The 24 individuals to whom PM Douglas spoke, were at the time being inducted into the nation’s principle law-enforcement agency, the Royal St. Christopher and Nevis Police Force (RSCNPF), following successful completion of approximately eight months of training.
After commending the men and women for their hard work and dedication, Dr. Douglas outlined some of the responsibilities which they as full-fledged constables and woman constables would have to assume, as upholders of the law.
“You must recognize that with this new and special moment of enlistment, comes special responsibilities as well; responsibilities that should not be taken lightly…You have now entered an official and important partnership in this country. It is a partnership between the public, the government and yourselves. Each of us…must do our part. It is the job of the government to ensure that laws are passed to make St. Kitts and Nevis a good place, a good place for you, your family and for everyone else…it is your job to obey those laws yourselves and to firmly but respectfully ensure that everyone else respects those laws as well.”
Elaborating on the role of the government in the fight against crime, Dr. Douglas indicated that it is also responsible for providing equipment and training for law enforcement officers. He placed the onus of management and care of said equipment, however, on the law enforcement officers.
“It is not the job of the government to simply pass those laws that will keep our country safe and stable. It is also our job to provide you with the training, the facilities, the equipment and the direction to enable you to assume your responsibilities which we have done and which we shall proudly continue to do.
“And while the government provides this equipment, this training, these facilities, it is essential that you manage all that is placed at your disposal with a maximum sense of responsibility…I need you to commit yourselves to honouring this obligation… St. Kitts and Nevis… it is home to us all. To us it is the most important place on earth and in fact it really is and to us, as we go about our daily lives, it is almost as though the rest of the world does not exist…”

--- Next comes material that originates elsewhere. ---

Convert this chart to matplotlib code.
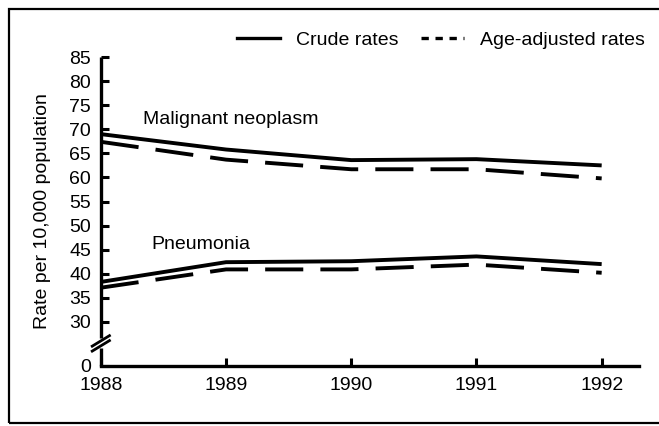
import matplotlib
matplotlib.use("Agg")
import matplotlib.pyplot as plt
from matplotlib.lines import Line2D
from matplotlib.patches import Rectangle

plt.rcParams['font.family'] = ['Liberation Sans', 'DejaVu Sans']

years = [1988, 1989, 1990, 1991, 1992]
neo_crude = [69.0, 65.8, 63.6, 63.8, 62.5]
neo_adj = [67.4, 63.7, 61.7, 61.7, 59.8]
pneu_crude = [38.3, 42.4, 42.6, 43.6, 42.0]
pneu_adj = [37.1, 40.9, 40.9, 41.9, 40.2]

ytick_vals = [0, 30, 35, 40, 45, 50, 55, 60, 65, 70, 75, 80, 85]
# broken axis: 0 is drawn just below 30
zero_pos = 20.85
ytick_pos = [zero_pos] + ytick_vals[1:]

fig = plt.figure(figsize=(6.59, 4.26), dpi=100)
ax = fig.add_axes([0.153, 0.141, 0.817, 0.725])

dash = (9.8, 4.4)
ax.plot(years, neo_crude, color='black', lw=2.8, solid_capstyle='butt')
ax.plot(years, neo_adj, color='black', lw=2.8, dashes=dash)
ax.plot(years, pneu_crude, color='black', lw=2.8, solid_capstyle='butt')
ax.plot(years, pneu_adj, color='black', lw=2.8, dashes=dash)

ax.text(1988.34, 72, 'Malignant neoplasm', fontsize=14, va='center')
ax.text(1988.40, 46, 'Pneumonia', fontsize=14, va='center')

ax.set_xlim(1988, 1992.3)
ax.set_ylim(zero_pos, 85)
ax.set_xticks(years)
ax.set_xticklabels([str(y) for y in years])
ax.set_yticks(ytick_pos)
ax.set_yticklabels([str(v) for v in ytick_vals])

for s in ['top', 'right', 'left']:
    ax.spines[s].set_visible(False)
ax.spines['bottom'].set_linewidth(2.4)

# left spine drawn in two pieces with a gap for the break
ax.plot([0, 0], [0, 0.058], transform=ax.transAxes, color='black', lw=2.4,
        clip_on=False, solid_capstyle='butt')
ax.plot([0, 0], [0.091, 1.0], transform=ax.transAxes, color='black', lw=2.4,
        clip_on=False, solid_capstyle='butt')

ax.tick_params(axis='both', direction='in', length=6, width=2.2, labelsize=14)
ax.tick_params(axis='y', pad=7)
ax.tick_params(axis='x', pad=8)

ax.set_ylabel('Rate per 10,000 population', fontsize=14, labelpad=13)

# break marks on the y axis
for yc in (0.081, 0.065):
    ax.plot([-0.016, 0.016], [yc - 0.017, yc + 0.017], transform=ax.transAxes,
            color='black', lw=2.0, clip_on=False)

handles = [Line2D([], [], color='black', lw=2.4),
           Line2D([], [], color='black', lw=2.4, dashes=(2.2, 2.0))]
fig.legend(handles, ['Crude rates', 'Age-adjusted rates'], loc='center',
           bbox_to_anchor=(0.669, 0.906), ncol=2, frameon=False, fontsize=14,
           handlelength=2.2, handletextpad=0.8, columnspacing=1.2)

fig.patches.append(Rectangle((0.0137, 0.007), 1.2, 0.972, transform=fig.transFigure,
                             fill=False, lw=1.6, edgecolor='black'))

fig.savefig('out.png', dpi=100)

Dr. Douglas reminded the inductees that “None of us…is above the law. Neither you, nor I the Prime Minister” and further expressed that the role of the public is “to obey the laws of the nation and to cooperate with you the police in a spirit of calm respect just you will deal with them in a spirit of calm respect…”
“There are countries all over the world that are (troubled) by war and turmoil and confusion. St. Kitts and Nevis is not like that and we must work together, the government, our security forces and the people to keep it this way…When we work together to build this country up, economically, socially, morally, spiritually,…everybody will benefit.”
The inductees were described by Dr. Douglas as “defenders of the state” and “upholders of the law” and as they endeavour to portray “good and decent living”, he said it is imperative that they do their part to “calm and control rage and anger in our society and to do so you must, like the rest of us, do your part to control rage and anger I your own relationships, in your own families, in your own neighbourhoods and communities, and within your own police force.”